▶ [Task statement] Leave out the pictures, and write out exactly the lines from the beginning of the material to the line holding "const RED = '#F8766D', TEAL", that line included, and nothing else.

▶ [Source excerpt]
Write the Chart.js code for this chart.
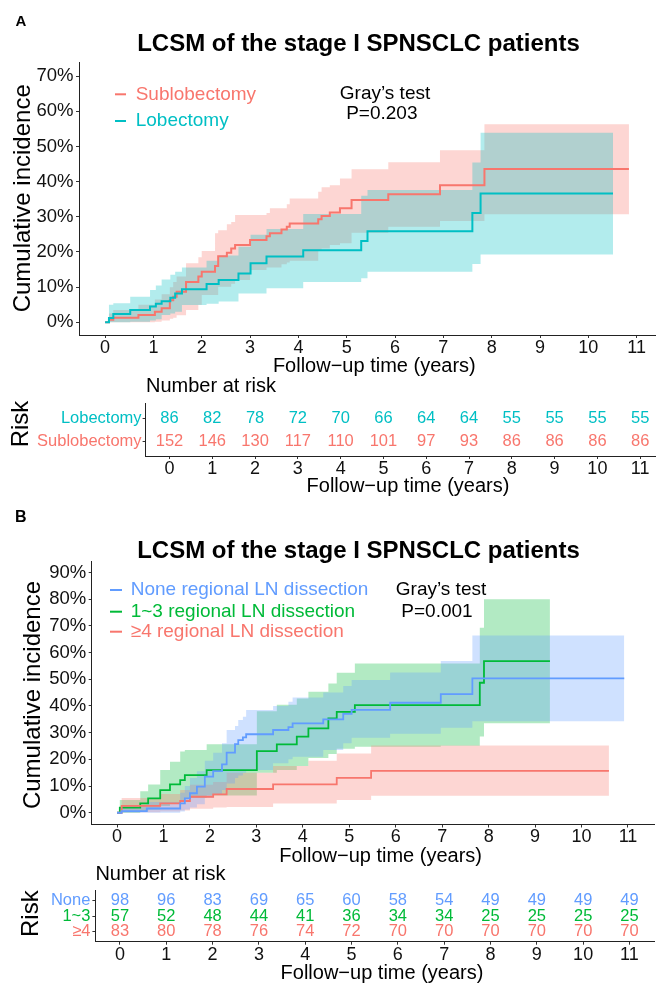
<!DOCTYPE html>
<html>
<head>
<meta charset="utf-8">
<script src="https://cdn.jsdelivr.net/npm/chart.js@4.4.1/dist/chart.umd.min.js"></script>
<style>
  html, body { margin: 0; padding: 0; background: #fff; overflow: hidden; }
  body { width: 656px; height: 983px; position: relative; }
  canvas { position: absolute; left: 0; }
</style>
</head>
<body>
<canvas id="mainA" width="656" height="380" style="top:0px"></canvas>
<canvas id="riskA" width="656" height="140" style="top:370px"></canvas>
<canvas id="mainB" width="656" height="375" style="top:500px"></canvas>
<canvas id="riskB" width="656" height="123" style="top:860px"></canvas>
<script>
const FONT = "'Liberation Sans', Arial, sans-serif";
const RED = '#F8766D', TEAL = '#00BFC4', BLUE = '#619CFF', GREEN = '#00BA38';

// ---- Panel A: cumulative incidence (%) ----
const subTime = [0, 0.08, 0.17, 0.69, 1.03, 1.17, 1.34, 1.41, 1.48, 1.675, 1.93, 2.0, 2.275, 2.34, 2.52, 2.61, 2.69, 3.0, 3.34, 3.41, 3.65, 3.76, 3.82, 4.41, 4.48, 4.65, 4.86, 5.10, 5.86, 6.93, 7.85, 10.84];
const subEst  = [0, 0.7, 1.3, 2.1, 3.0, 4.0, 6.3, 7.3, 8.7, 11.5, 13.0, 14.4, 16.0, 18.8, 19.8, 21.0, 22.0, 23.4, 24.5, 25.3, 26.4, 27.2, 28.1, 29.3, 30.2, 31.2, 32.4, 34.8, 36.4, 39.0, 43.6, 43.6];
const subUp   = [0, 2.5, 3.5, 5.0, 6.5, 8.0, 10.0, 11.5, 13.0, 16.8, 18.5, 20.3, 25.3, 26.2, 27.9, 28.5, 30.5, 30.5, 31.1, 32.4, 32.4, 33.6, 35.2, 37.1, 38.4, 39.0, 40.9, 43.5, 45.5, 48.9, 56.3, 56.3];
const subLow  = [0, 0, 0, 0, 0.2, 0.5, 1.0, 1.3, 2.0, 3.5, 5.0, 7.8, 7.8, 10.1, 10.1, 11.0, 12.0, 14.9, 15.6, 15.6, 16.5, 17.0, 17.5, 20.5, 21.0, 22.0, 22.5, 25.5, 27.2, 28.8, 30.7, 30.7];

const lobTime = [0, 0.08, 0.17, 0.52, 0.93, 1.05, 1.17, 1.35, 1.45, 1.59, 2.10, 2.35, 2.76, 3.01, 3.34, 4.10, 5.30, 5.43, 7.60, 7.77, 10.51];
const lobEst  = [0, 1.2, 2.4, 3.5, 4.5, 5.3, 6.0, 7.0, 8.2, 9.4, 10.9, 12.0, 13.9, 16.8, 18.7, 20.5, 23.1, 25.9, 31.1, 36.6, 36.6];
const lobUp   = [0, 5.0, 5.4, 7.3, 9.2, 10.5, 12.2, 13.5, 14.4, 15.6, 17.5, 19.0, 21.5, 24.9, 26.5, 30.8, 36.0, 37.6, 45.4, 53.9, 53.9];
const lobLow  = [0, 0, 0, 0.2, 0.5, 0.9, 2.1, 2.5, 3.0, 4.9, 5.3, 5.9, 8.2, 8.2, 9.7, 11.5, 12.5, 14.4, 16.6, 19.3, 19.3];

// ---- Panel B ----
const noneTime = [0, 0.10, 0.64, 1.36, 1.46, 1.57, 1.72, 1.89, 2.07, 2.26, 2.36, 2.54, 2.61, 2.71, 2.78, 3.36, 3.69, 3.78, 4.44, 4.87, 5.05, 5.88, 6.97, 7.65, 10.92];
const noneEst  = [0, 0.6, 1.6, 3.5, 5.4, 7.3, 9.8, 13.5, 15.6, 18.1, 22.5, 25.7, 27.2, 28.2, 29.4, 31.0, 32.1, 33.5, 35.0, 37.0, 38.5, 41.2, 44.4, 50.3, 50.3];
const noneUp   = [0, 2.5, 4.0, 7.5, 10.0, 13.0, 15.5, 19.5, 22.5, 26.0, 31.0, 32.5, 34.7, 36.0, 38.5, 40.0, 41.6, 43.2, 45.0, 47.5, 49.7, 52.5, 56.8, 66.4, 66.4];
const noneLow  = [0, 0, 0, 0.5, 1.2, 2.0, 3.2, 5.5, 7.0, 8.5, 11.0, 13.0, 14.0, 15.0, 16.0, 18.5, 20.0, 21.0, 23.5, 26.0, 28.1, 29.6, 31.8, 34.3, 34.3];

const oneTime = [0, 0.06, 0.50, 0.67, 0.93, 1.14, 1.36, 1.46, 1.93, 3.01, 3.44, 3.87, 4.12, 4.55, 4.73, 5.12, 6.97, 7.81, 7.90, 9.32];
const oneEst  = [0, 1.9, 3.5, 5.4, 8.5, 10.6, 12.2, 14.1, 16.0, 23.1, 25.6, 28.5, 31.6, 35.3, 37.8, 40.3, 40.3, 48.7, 56.8, 56.8];
const oneUp   = [0, 4.8, 8.1, 10.6, 16.0, 19.1, 22.9, 23.5, 25.7, 38.0, 40.5, 42.8, 45.3, 48.4, 52.4, 55.9, 55.9, 69.3, 80.0, 80.0];
const oneLow  = [0, 0, 0.5, 1.2, 2.5, 3.5, 4.5, 5.5, 6.5, 15.0, 16.0, 17.5, 20.5, 22.0, 24.0, 24.7, 25.1, 28.6, 33.5, 33.5];

const fourTime = [0, 0.10, 0.93, 1.36, 1.57, 2.07, 2.36, 3.36, 4.12, 4.73, 5.47, 10.59];
const fourEst  = [0, 2.6, 3.5, 4.4, 6.0, 6.9, 8.9, 10.6, 10.6, 13.1, 15.7, 15.7];
const fourUp   = [0, 5.5, 7.0, 8.5, 10.5, 11.5, 15.0, 17.5, 19.5, 22.2, 25.2, 25.2];
const fourLow  = [0, 0.2, 0.5, 0.8, 1.5, 2.0, 2.2, 3.5, 3.5, 4.8, 6.4, 6.4];

// ---- ticks and risk tables ----
const xTicks = [0, 1, 2, 3, 4, 5, 6, 7, 8, 9, 10, 11];
const yTicksA = [0, 10, 20, 30, 40, 50, 60, 70];
const yTicksB = [0, 10, 20, 30, 40, 50, 60, 70, 80, 90];
const riskTimes = [0, 1, 2, 3, 4, 5, 6, 7, 8, 9, 10, 11];
const lobRisk  = [86, 82, 78, 72, 70, 66, 64, 64, 55, 55, 55, 55];
const subRisk  = [152, 146, 130, 117, 110, 101, 97, 93, 86, 86, 86, 86];
const noneRisk = [98, 96, 83, 69, 65, 60, 58, 54, 49, 49, 49, 49];
const oneRisk  = [57, 52, 48, 44, 41, 36, 34, 34, 25, 25, 25, 25];
const fourRisk = [83, 80, 78, 76, 74, 72, 70, 70, 70, 70, 70, 70];

function pts(t, v) { return t.map((x, i) => ({ x: x, y: v[i] })); }
function rgba(hex, a) {
  const n = parseInt(hex.slice(1), 16);
  return 'rgba(' + (n >> 16) + ',' + ((n >> 8) & 255) + ',' + (n & 255) + ',' + a + ')';
}
// line + ribbon (upper filled down to lower)
// datasets listed first are painted last (on top)
function curve(time, est, low, up, color, w) {
  return [
    { data: pts(time, est), borderColor: color, borderWidth: w, stepped: true, pointRadius: 0, fill: false, order: 0 },
    { data: pts(time, up), borderColor: 'transparent', borderWidth: 0, stepped: true, pointRadius: 0, fill: '+1', backgroundColor: rgba(color, 0.3), order: 1 },
    { data: pts(time, low), borderColor: 'transparent', borderWidth: 0, stepped: true, pointRadius: 0, fill: false, order: 1 }
  ];
}

// free text drawn on the canvas
function textPlugin(items) {
  return {
    id: 'texts',
    afterDraw(chart) {
      const ctx = chart.ctx;
      items.forEach(it => {
        ctx.save();
        if (it.dash) {
          ctx.strokeStyle = it.color;
          ctx.lineWidth = 2;
          ctx.beginPath();
          ctx.moveTo(it.dash[0], it.y);
          ctx.lineTo(it.dash[1], it.y);
          ctx.stroke();
        }
        if (it.text) {
          ctx.font = (it.bold ? 'bold ' : '') + it.size + 'px ' + FONT;
          ctx.fillStyle = it.color || '#000';
          ctx.textAlign = it.align || 'center';
          ctx.textBaseline = 'middle';
          ctx.translate(it.x, it.y);
          if (it.rot) ctx.rotate(-Math.PI / 2);
          ctx.fillText(it.text, 0, 0);
        }
        ctx.restore();
      });
    }
  };
}

function axisX(min, max, h) {
  return {
    type: 'linear', min: min, max: max,
    afterBuildTicks: s => { s.ticks = xTicks.map(v => ({ value: v })); },
    afterFit: s => { s.height = h; },
    grid: { drawOnChartArea: false, drawTicks: true, tickLength: 3, tickColor: '#333' },
    border: { display: true, color: '#222', width: 1 },
    ticks: { color: '#111', font: { family: FONT, size: 18, lineHeight: 1 }, padding: 1, maxRotation: 0, autoSkip: false }
  };
}

function mainChart(id, sets, c) {
  return new Chart(document.getElementById(id), {
    type: 'line',
    data: { datasets: sets },
    options: {
      responsive: false, animation: false, events: [],
      layout: { padding: { top: c.top, left: 0, right: c.right, bottom: 0 } },
      plugins: { legend: { display: false }, tooltip: { enabled: false } },
      scales: {
        x: axisX(c.xmin, c.xmax, c.xh),
        y: {
          type: 'linear', min: c.ymin, max: c.ymax,
          afterBuildTicks: s => { s.ticks = c.yTicks.map(v => ({ value: v })); },
          afterFit: s => { s.width = c.yw; },
          grid: { drawOnChartArea: false, drawTicks: true, tickLength: 3, tickColor: '#333' },
          border: { display: true, color: '#222', width: 1 },
          ticks: { color: '#111', font: { family: FONT, size: 18.5, lineHeight: 1 }, padding: 2.5, callback: v => v + '%' }
        }
      }
    },
    plugins: [textPlugin(c.texts)]
  });
}

function riskChart(id, rows, c) {
  const sets = rows.map((r, i) => ({
    data: riskTimes.map(t => ({ x: t, y: i })), pointRadius: 0, showLine: false
  }));
  const numbers = {
    id: 'numbers',
    afterDatasetsDraw(chart) {
      const ctx = chart.ctx;
      ctx.save();
      ctx.font = '16.5px ' + FONT;
      ctx.textAlign = 'center';
      ctx.textBaseline = 'middle';
      rows.forEach((r, i) => {
        ctx.fillStyle = r.color;
        chart.getDatasetMeta(i).data.forEach((el, j) => ctx.fillText(String(r.values[j]), el.x, el.y));
      });
      ctx.restore();
    }
  };
  return new Chart(document.getElementById(id), {
    type: 'scatter',
    data: { datasets: sets },
    options: {
      responsive: false, animation: false, events: [],
      layout: { padding: { top: c.top, left: 0, right: c.right, bottom: 0 } },
      plugins: { legend: { display: false }, tooltip: { enabled: false } },
      scales: {
        x: axisX(c.xmin, c.xmax, c.xh),
        y: {
          type: 'linear', min: c.ymin, max: c.ymax, reverse: true,
          afterBuildTicks: s => { s.ticks = rows.map((r, i) => ({ value: i })); },
          afterFit: s => { s.width = c.yw; },
          grid: { drawOnChartArea: false, drawTicks: true, tickLength: 3, tickColor: '#333' },
          border: { display: true, color: '#222', width: 1 },
          ticks: {
            font: { family: FONT, size: 16.5, lineHeight: 1 }, padding: c.pad,
            color: ctx => rows[ctx.index] ? rows[ctx.index].color : '#000',
            callback: (v, i) => rows[i] ? rows[i].label : ''
          }
        }
      }
    },
    plugins: [numbers, textPlugin(c.texts)]
  });
}

const TITLE = 'LCSM of the stage I SPNSCLC patients';
const XTITLE = 'Follow\u2212up time (years)';

mainChart('mainA',
  [].concat(curve(lobTime, lobEst, lobLow, lobUp, TEAL, 2), curve(subTime, subEst, subLow, subUp, RED, 2)),
  {
    top: 62, right: 0, xh: 45, yw: 79, xmin: -0.54, xmax: 11.4, ymin: -3.6, ymax: 74, yTicks: yTicksA,
    texts: [
      { text: 'A', x: 20.8, y: 21.7, size: 15, bold: true },
      { text: TITLE, x: 358.5, y: 44.5, size: 24, bold: true },
      { text: 'Cumulative incidence', x: 23, y: 198.3, size: 24, rot: true },
      { text: XTITLE, x: 374.3, y: 366.7, size: 20 },
      { dash: [115, 126], y: 94.3, color: RED, text: 'Sublobectomy', x: 135.7, size: 19, align: 'left' },
      { dash: [115, 126], y: 121, color: TEAL, text: 'Lobectomy', x: 135.7, size: 19, align: 'left' },
      { text: 'Gray\u2019s test', x: 385, y: 93.3, size: 19 },
      { text: 'P=0.203', x: 381.8, y: 113.3, size: 19 }
    ]
  });

riskChart('riskA',
  [{ label: 'Lobectomy', color: TEAL, values: lobRisk }, { label: 'Sublobectomy', color: RED, values: subRisk }],
  {
    top: 33, right: 0, xh: 54, yw: 145.6, xmin: -0.558, xmax: 11.37, ymin: -0.667, ymax: 1.611, pad: 1,
    texts: [
      { text: 'Number at risk', x: 146, y: 16.7, size: 20, align: 'left' },
      { text: 'Risk', x: 21, y: 54, size: 24, rot: true },
      { text: XTITLE, x: 408, y: 116.7, size: 20 }
    ]
  });

mainChart('mainB',
  [].concat(curve(noneTime, noneEst, noneLow, noneUp, BLUE, 1.8), curve(fourTime, fourEst, fourLow, fourUp, RED, 1.8), curve(oneTime, oneEst, oneLow, oneUp, GREEN, 1.8)),
  {
    top: 61, right: 2, xh: 50.5, yw: 91.7, xmin: -0.545, xmax: 11.56, ymin: -4.4, ymax: 94.3, yTicks: yTicksB,
    texts: [
      { text: 'B', x: 20.8, y: 17.8, size: 16, bold: true },
      { text: TITLE, x: 358.5, y: 51.7, size: 24, bold: true },
      { text: 'Cumulative incidence', x: 33, y: 195, size: 24, rot: true },
      { text: XTITLE, x: 380.6, y: 356.7, size: 20 },
      { dash: [110, 122], y: 90, color: BLUE, text: 'None regional LN dissection', x: 130.7, size: 19, align: 'left' },
      { dash: [110, 122], y: 111.7, color: GREEN, text: '1~3 regional LN dissection', x: 130.7, size: 19, align: 'left' },
      { dash: [110, 122], y: 131.7, color: RED, text: '\u22654 regional LN dissection', x: 130.7, size: 19, align: 'left' },
      { text: 'Gray\u2019s test', x: 441, y: 90, size: 19 },
      { text: 'P=0.001', x: 437, y: 111.7, size: 19 }
    ]
  });

riskChart('riskB',
  [{ label: 'None', color: BLUE, values: noneRisk }, { label: '1~3', color: GREEN, values: oneRisk }, { label: '\u22654', color: RED, values: fourRisk }],
  {
    top: 30, right: 2, xh: 41.3, yw: 95.4, xmin: -0.53, xmax: 11.53, ymin: -0.69, ymax: 2.645, pad: 2,
    texts: [
      { text: 'Number at risk', x: 95.4, y: 14, size: 20, align: 'left' },
      { text: 'Risk', x: 31.4, y: 53.7, size: 24, rot: true },
      { text: XTITLE, x: 382, y: 113.3, size: 20 }
    ]
  });
</script>
</body>
</html>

▶ [Solution to the exercise]
Write the Chart.js code for this chart.
<!DOCTYPE html>
<html>
<head>
<meta charset="utf-8">
<script src="https://cdn.jsdelivr.net/npm/chart.js@4.4.1/dist/chart.umd.min.js"></script>
<style>
  html, body { margin: 0; padding: 0; background: #fff; overflow: hidden; }
  body { width: 656px; height: 983px; position: relative; }
  canvas { position: absolute; left: 0; }
</style>
</head>
<body>
<canvas id="mainA" width="656" height="380" style="top:0px"></canvas>
<canvas id="riskA" width="656" height="140" style="top:370px"></canvas>
<canvas id="mainB" width="656" height="375" style="top:500px"></canvas>
<canvas id="riskB" width="656" height="123" style="top:860px"></canvas>
<script>
const FONT = "'Liberation Sans', Arial, sans-serif";
const RED = '#F8766D', TEAL = '#00BFC4', BLUE = '#619CFF', GREEN = '#00BA38';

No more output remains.